An epidemiologist was hired, a testing regime put in place and cashless concessions operations devised, he said.
The company’s Supercross broadcast contract with NBC and other partner obligations were satisfied by holding the last seven races of the Supercross season at Rice-Eccles Stadium in Salt Lake City.
Feld Entertainment also pulled off a Discovery Channel Monster Jam special and hosted WNBA games, including playoffs, at its rehearsal facility near Sarasota, Florida, from July to October of 2020.
In the course of its research at the time, the company found that the public generally trusted venue operators to do their utmost to keep them safe, Feld pointed out.
The company will be at full strength by the end of 2022, having recently completed a Disney on Ice run in Abu Dhabi. That company is due to play next in the United Kingdom.
Grossman said that family entertainment is as crucial as ever to giving stressed families a memorable diversion and that nothing that’s emerged during the pandemic or before will replace it.
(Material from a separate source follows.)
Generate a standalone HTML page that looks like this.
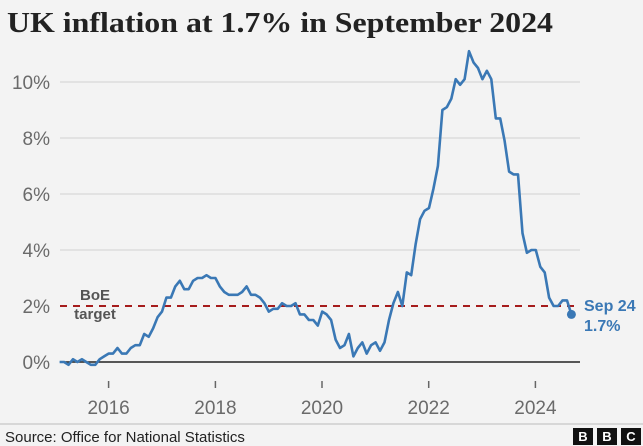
<!DOCTYPE html>
<html><head><meta charset="utf-8"><style>
html,body{margin:0;padding:0;background:#f3f3f3;}
svg{display:block;}
text{font-family:"Liberation Sans",sans-serif;}
</style></head><body>
<svg width="643" height="446" viewBox="0 0 643 446" xmlns="http://www.w3.org/2000/svg">
<rect width="643" height="446" fill="#f3f3f3"/>
<text x="7" y="32" textLength="546" lengthAdjust="spacingAndGlyphs" style="font-family:'Liberation Serif',serif;font-weight:bold;font-size:28px" fill="#222">UK inflation at 1.7% in September 2024</text>
<g stroke="#d2d2d2" stroke-width="1">
<line x1="60" x2="580" y1="82" y2="82"/><line x1="60" x2="580" y1="138" y2="138"/>
<line x1="60" x2="580" y1="194" y2="194"/><line x1="60" x2="580" y1="250" y2="250"/>
</g>
<g fill="#6a6a6a" font-size="19" text-anchor="end">
<text x="50" y="89">10%</text><text x="50" y="145">8%</text><text x="50" y="201">6%</text>
<text x="50" y="257">4%</text><text x="50" y="313">2%</text><text x="50" y="369">0%</text>
</g>
<line x1="60" x2="580" y1="362" y2="362" stroke="#222" stroke-width="1.5"/>
<line x1="60" x2="580" y1="306" y2="306" stroke="#a51c1c" stroke-width="2" stroke-dasharray="7,6"/>
<g stroke="#666" stroke-width="1.5">
<line x1="108.6" x2="108.6" y1="381" y2="388"/><line x1="215.4" x2="215.4" y1="381" y2="388"/>
<line x1="322" x2="322" y1="381" y2="388"/><line x1="428.7" x2="428.7" y1="381" y2="388"/>
<line x1="535.4" x2="535.4" y1="381" y2="388"/>
</g>
<g fill="#6a6a6a" font-size="19" text-anchor="middle">
<text x="108.6" y="414">2016</text><text x="215.4" y="414">2018</text><text x="322" y="414">2020</text>
<text x="428.7" y="414">2022</text><text x="535.4" y="414">2024</text>
</g>
<g fill="#555" font-size="15" font-weight="bold" text-anchor="middle">
<text x="95" y="300">BoE</text><text x="95" y="319">target</text>
</g>
<polyline id="l" fill="none" stroke="#3a78b5" stroke-width="2.6" stroke-linejoin="round" points=""/>
<circle cx="571.4" cy="314.4" r="4.5" fill="#3a78b5"/>
<g fill="#3a78b5" font-size="16" font-weight="bold">
<text x="584" y="311">Sep 24</text><text x="584" y="331">1.7%</text>
</g>
<line x1="0" x2="643" y1="424" y2="424" stroke="#bbb" stroke-width="1"/>
<text x="5" y="442" font-size="15" fill="#222">Source: Office for National Statistics</text>
<g>
<rect x="573" y="428" width="20" height="17" fill="#111"/><rect x="597" y="428" width="20" height="17" fill="#111"/><rect x="621" y="428" width="20" height="17" fill="#111"/>
<g fill="#fff" font-size="13" font-weight="bold" text-anchor="middle"><text x="583" y="441">B</text><text x="607" y="441">B</text><text x="631" y="441">C</text></g>
</g>
</svg>
<script>
var d=[0.0,0.0,-0.1,0.1,0.0,0.1,0.0,-0.1,-0.1,0.1,0.2,
0.3,0.3,0.5,0.3,0.3,0.5,0.6,0.6,1.0,0.9,1.2,1.6,
1.8,2.3,2.3,2.7,2.9,2.6,2.6,2.9,3.0,3.0,3.1,3.0,
3.0,2.7,2.5,2.4,2.4,2.4,2.5,2.7,2.4,2.4,2.3,2.1,
1.8,1.9,1.9,2.1,2.0,2.0,2.1,1.7,1.7,1.5,1.5,1.3,
1.8,1.7,1.5,0.8,0.5,0.6,1.0,0.2,0.5,0.7,0.3,0.6,
0.7,0.4,0.7,1.5,2.1,2.5,2.0,3.2,3.1,4.2,5.1,5.4,
5.5,6.2,7.0,9.0,9.1,9.4,10.1,9.9,10.1,11.1,10.7,10.5,
10.1,10.4,10.1,8.7,8.7,7.9,6.8,6.7,6.7,4.6,3.9,4.0,
4.0,3.4,3.2,2.3,2.0,2.0,2.2,2.2,1.7];
var p=[];for(var i=0;i<d.length;i++){var m=i-11;p.push((108.6+m*4.45).toFixed(1)+","+(362-28*d[i]).toFixed(1));}
document.getElementById("l").setAttribute("points",p.join(" "));
</script>
</body></html>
“For decades lots of people have been showing us VR, AR, any kind of technology, telling us it was going to replace what we do,” she said. “And while there is exquisite and wonderful, engaging technology out there that provides new ways to showcase performance and to connect with fans, there is nothing like going to an arena, theater or stadium and being part of that momentary community, to be swept up in the excitement and the action and the experience of it all.”